Crystal meth addict faces long wait list at Winnipeg rehab centres
A Winnipeg woman's battle to beat her addiction to crystal meth is challenged by months of having to wait for a spot at one of three residential drug treatment centres for women in Winnipeg.
Kara Evans, 22, took her first hit of the highly addictive drug when she was 12 years old. She currently wants treatment, but it has been extremely difficult to get it.
"I try to be happy, but I'm just not," she told CBC News on Wednesday.
Her mother, Karen Evans, says she's been calling residential drug treatment centres in Winnipeg, but she's been getting the same answer to date.
"We've been told she's going to be in in two weeks … it's now three months later. She's been on the waiting list for seven months."
Of the three residential treatment centres for women in Winnipeg, each has a wait list of about 50 women. The facilities quote the wait times as being between seven and 100 days.
Addicts who are pregnant get first priority, and wait times vary because two of the facilities allow open-ended stays.
'Come back in 2 weeks'
Karen Evans said she cannot afford private treatment. In the meantime, Kara has received initial assessments from the treatment centres.
"They give her the same pamphlets, you know, with, 'Here, you can go to the mobile crisis unit, here's the suicide hotline,' and they make her leave with that and come back in two weeks," she said.
"Well, that's not going to help her. What do you think she's doing for two weeks?"
Her routine mainly involves sleeping and disappearing for days on end to use crystal meth, while her mother worries and waits.
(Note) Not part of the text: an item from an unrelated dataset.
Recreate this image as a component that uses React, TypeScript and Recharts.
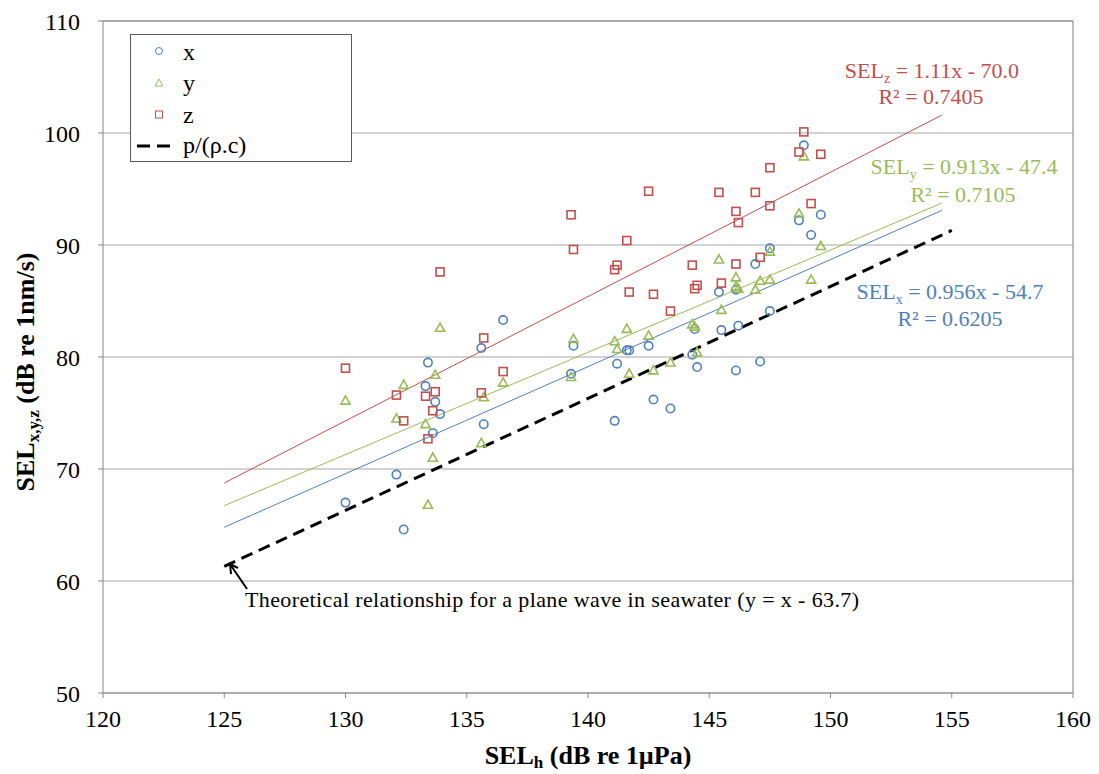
import React from 'react';
import {
  ScatterChart,
  Scatter,
  XAxis,
  YAxis,
  CartesianGrid,
  ReferenceLine,
  Legend,
  Customized,
} from 'recharts';

// ---------- data ----------
const selH = [
  130.0, 132.1, 132.4, 133.3, 133.4, 133.6, 133.7, 133.9, 135.6, 135.7, 136.5,
  139.3, 139.4, 141.1, 141.2, 141.6, 141.7, 142.5, 142.7, 143.4, 144.3, 144.4,
  144.5, 145.4, 145.5, 146.1, 146.1, 146.2, 146.9, 147.1, 147.5, 147.5, 148.7,
  148.9, 149.2, 149.6,
];
const selX = [
  67.0, 69.5, 64.6, 77.4, 79.5, 73.2, 76.0, 74.9, 80.8, 74.0, 83.3,
  78.5, 81.0, 74.3, 79.4, 80.6, 80.6, 81.0, 76.2, 75.4, 80.2, 82.5,
  79.1, 85.8, 82.4, 86.0, 78.8, 82.8, 88.3, 79.6, 89.7, 84.1, 92.2,
  98.9, 90.9, 92.7,
];
const selY = [
  76.1, 74.5, 77.5, 74.0, 66.8, 71.0, 78.4, 82.6, 72.3, 76.4, 77.7,
  78.2, 81.6, 81.4, 80.7, 82.5, 78.5, 81.9, 78.8, 79.5, 82.9, 82.7,
  80.4, 88.7, 84.2, 87.1, 86.3, 86.1, 86.0, 86.8, 89.4, 86.9, 92.8,
  97.9, 86.9, 89.9,
];
const selZ = [
  79.0, 76.6, 74.3, 76.5, 72.7, 75.2, 76.9, 87.6, 76.8, 81.7, 78.7,
  92.7, 89.6, 87.8, 88.2, 90.4, 85.8, 94.8, 85.6, 84.1, 88.2, 86.1,
  86.4, 94.7, 86.6, 93.0, 88.3, 92.0, 94.7, 88.9, 96.9, 93.5, 98.3,
  100.1, 93.7, 98.1,
];

// trendline coefficients [slope, intercept]
const trendX = [0.956, -54.7];
const trendY = [0.913, -47.4];
const trendZ = [1.11, -70.0];
const trendRange = [125, 154.6];
// theoretical relationship y = x - 63.7
const theoryOffset = -63.7;
const theoryRange = [125, 155];

const xTicks = [120, 125, 130, 135, 140, 145, 150, 155, 160];
const yTicks = [50, 60, 70, 80, 90, 100, 110];

// ---------- styling ----------
const FONT = '"Liberation Serif", "Times New Roman", serif';
const BLUE = '#4f81bd';
const GREEN = '#9bbb59';
const RED = '#c0504d';

const xData = selH.map((h, i) => ({ h, v: selX[i] }));
const yData = selH.map((h, i) => ({ h, v: selY[i] }));
const zData = selH.map((h, i) => ({ h, v: selZ[i] }));

const seg = (c: number[], r: number[]) => [
  { x: r[0], y: c[0] * r[0] + c[1] },
  { x: r[1], y: c[0] * r[1] + c[1] },
];

const CircleShape = (p: any) => (
  <circle cx={p.cx} cy={p.cy} r={4.2} fill="none" stroke={BLUE} strokeWidth={1.6} />
);
const TriangleShape = (p: any) => {
  const { cx, cy } = p;
  const pts = `${cx},${cy - 4.8} ${cx - 4.6},${cy + 3.4} ${cx + 4.6},${cy + 3.4}`;
  return <polygon points={pts} fill="none" stroke={GREEN} strokeWidth={1.6} />;
};
const SquareShape = (p: any) => (
  <rect x={p.cx - 4} y={p.cy - 4} width={8} height={8} fill="none" stroke={RED} strokeWidth={1.6} />
);

const LegendBox = () => (
  <svg width={222} height={128} style={{ display: 'block' }}>
    <rect x={0.5} y={0.5} width={221} height={127} fill="#fff" stroke="#595959" strokeWidth={1} />
    <circle cx={29} cy={17} r={3.5} fill="none" stroke={BLUE} strokeWidth={1} />
    <polygon points="29,45 25,52 33,52" fill="none" stroke={GREEN} strokeWidth={1} />
    <rect x={25.5} y={77} width={7} height={7} fill="none" stroke={RED} strokeWidth={1} />
    <line x1={7} y1={112} x2={41} y2={112} stroke="#000" strokeWidth={3} strokeDasharray="13 7" />
    <g fontFamily={FONT} fontSize={24} fill="#000">
      <text x={53} y={26}>x</text>
      <text x={53} y={57}>y</text>
      <text x={53} y={89}>z</text>
      <text x={53} y={119}>p/(ρ.c)</text>
    </g>
  </svg>
);

const Annotations = () => (
  <g fontFamily={FONT}>
    {/* regression equations */}
    <g fontSize={22} fill={RED} textAnchor="middle">
      <text x={932} y={78}>
        SEL<tspan fontSize={14} dy={5}>z</tspan>
        <tspan dy={-5}> = 1.11x - 70.0</tspan>
      </text>
      <text x={931} y={104}>R² = 0.7405</text>
    </g>
    <g fontSize={22} fill={GREEN} textAnchor="middle">
      <text x={964} y={174}>
        SEL<tspan fontSize={14} dy={5}>y</tspan>
        <tspan dy={-5}> = 0.913x - 47.4</tspan>
      </text>
      <text x={963} y={202}>R² = 0.7105</text>
    </g>
    <g fontSize={22} fill={BLUE} textAnchor="middle">
      <text x={950} y={299}>
        SEL<tspan fontSize={14} dy={5}>x</tspan>
        <tspan dy={-5}> = 0.956x - 54.7</tspan>
      </text>
      <text x={950} y={326}>R² = 0.6205</text>
    </g>
    {/* theoretical line annotation */}
    <line x1={247} y1={589} x2={230} y2={564} stroke="#000" strokeWidth={2} />
    <polyline points="231,574 230,564 238,568" fill="none" stroke="#000" strokeWidth={2} />
    <text x={245} y={607} fontSize={22} fill="#000" textLength={614} lengthAdjust="spacing">
      Theoretical relationship for a plane wave in seawater (y = x - 63.7)
    </text>
    {/* axis titles */}
    <text x={588} y={764} fontSize={26} fontWeight="bold" textAnchor="middle" fill="#000">
      SEL<tspan fontSize={17} dy={4}>h</tspan>
      <tspan dy={-4}> (dB re 1µPa)</tspan>
    </text>
    <text
      transform="translate(34,372) rotate(-90)"
      fontSize={26}
      fontWeight="bold"
      textAnchor="middle"
      fill="#000"
    >
      SEL<tspan fontSize={17} dy={5}>x,y,z</tspan>
      <tspan dy={-5}> (dB re 1nm/s)</tspan>
    </text>
  </g>
);

export default function App() {
  return (
    <div style={{ position: 'absolute', left: 0, top: 0, width: 1099, height: 774, background: '#fff' }}>
      <ScatterChart width={1099} height={774} margin={{ top: 21, right: 26, left: 0, bottom: 0 }}>
        <CartesianGrid vertical={false} stroke="#a6a6a6" />
        <XAxis
          type="number"
          dataKey="h"
          domain={[120, 160]}
          ticks={xTicks}
          allowDataOverflow
          height={81}
          tickSize={5}
          tickMargin={12}
          axisLine={{ stroke: '#868686' }}
          tickLine={{ stroke: '#868686' }}
          tick={{ fontFamily: FONT, fontSize: 24, fill: '#000' }}
        />
        <YAxis
          type="number"
          dataKey="v"
          domain={[50, 110]}
          ticks={yTicks}
          allowDataOverflow
          width={103}
          tickSize={5}
          tickMargin={18}
          axisLine={{ stroke: '#868686' }}
          tickLine={{ stroke: '#868686' }}
          tick={{ fontFamily: FONT, fontSize: 24, fill: '#000' }}
        />
        <ReferenceLine y={110} stroke="#7f7f7f" />
        <ReferenceLine x={160} stroke="#7f7f7f" />
        <ReferenceLine segment={seg(trendZ, trendRange)} stroke={RED} strokeWidth={1} />
        <ReferenceLine segment={seg(trendY, trendRange)} stroke={GREEN} strokeWidth={1} />
        <ReferenceLine segment={seg(trendX, trendRange)} stroke={BLUE} strokeWidth={1} />
        <ReferenceLine
          segment={seg([1, theoryOffset], theoryRange)}
          stroke="#000"
          strokeWidth={3}
          strokeDasharray="12 7"
        />
        <Scatter name="x" data={xData} shape={CircleShape} isAnimationActive={false} />
        <Scatter name="y" data={yData} shape={TriangleShape} isAnimationActive={false} />
        <Scatter name="z" data={zData} shape={SquareShape} isAnimationActive={false} />
        <Legend
          layout="vertical"
          align="center"
          verticalAlign="middle"
          content={() => <LegendBox />}
          wrapperStyle={{ position: 'absolute', left: 130, top: 34, width: 222, height: 128 }}
        />
        <Customized component={<Annotations />} />
      </ScatterChart>
    </div>
  );
}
"I don't sleep well at all," said Karen Evans.
"As soon as you wake up — your eyes open at 1 in the morning, 2 in the morning — you're up, your stomach's in your throat. I've cried so many tears."
Karen Evans said the system is failing her daughter, and she fears losing Kara before the call from a rehab centre finally comes in.
"That crystal meth, when it gets you, it just takes you — who you really are inside — and I would really love everybody to see Kara as Kara. My Kara," she said.
"When Kara is Kara, she is brilliant, she's beautiful and she's compassionate."